Your Licenced Insolvency Trustee will file any outstanding tax returns up to the date of bankruptcy. If
money is owed to the CRA, it will be included in the bankruptcy, however, and money received (tax
returns, credits etc.) will go to the Trustee to pay creditors. You may be required to liquidate assets in order to pay your creditors.
It should be noted that not all debts are covered in bankruptcy. Secured Debts like your mortgage or car
loans which are guaranteed by a collateral, are not included. Also:
- Student loans if it has been fewer than 7 years since being a student
- Alimony and Child Support
- Fines and penalties imposed by the court,
- Debts due to fraud
While in bankruptcy, you will be required to:
- Attend meeting of creditors, if requested.
- Provide monthly proof of income to your Trustee
- Make monthly payments to Trustee if you have a surplus income
- Attend two credit counselling sessions and learn Budgeting and Money Management
You will be eligible for automatic discharge after 9 months if it is your first time filing and had no surplus
income. Upon issuing “Certificate of Discharge” those debts are erased.

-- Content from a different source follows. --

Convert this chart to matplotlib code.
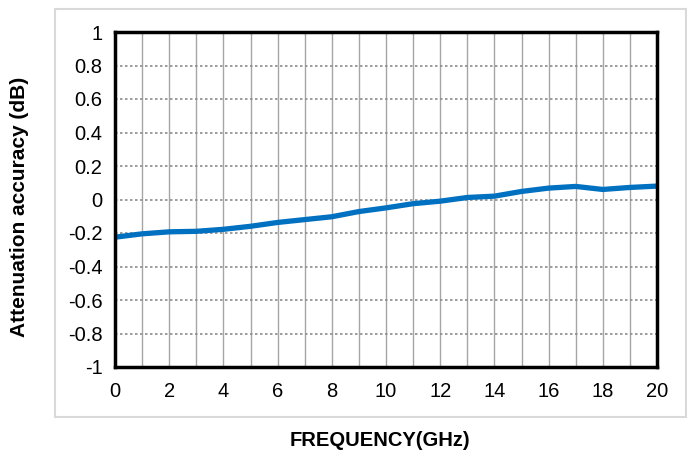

Once again, your credit score will suffer when you file bankruptcy. A note will remain on your credit
report for a minimum of 6-7 years after being discharged. It will take approximately 6 years to recover
your credit score after being discharged
Drowning in debt is all too common but you do have options. There are two methods of paying off your
debt without increasing you total monthly debt payment depending on whether you have the
dedication to wait to see your first success or prefer to see results quickly.
In extreme cases, there are the legally binding processes of filing a Consumer Proposal or claiming Bankruptcy. These options will damage your credit score for years after being discharged but will clear
your unsecured debts in a condensed period for often a fraction of the original amount owed.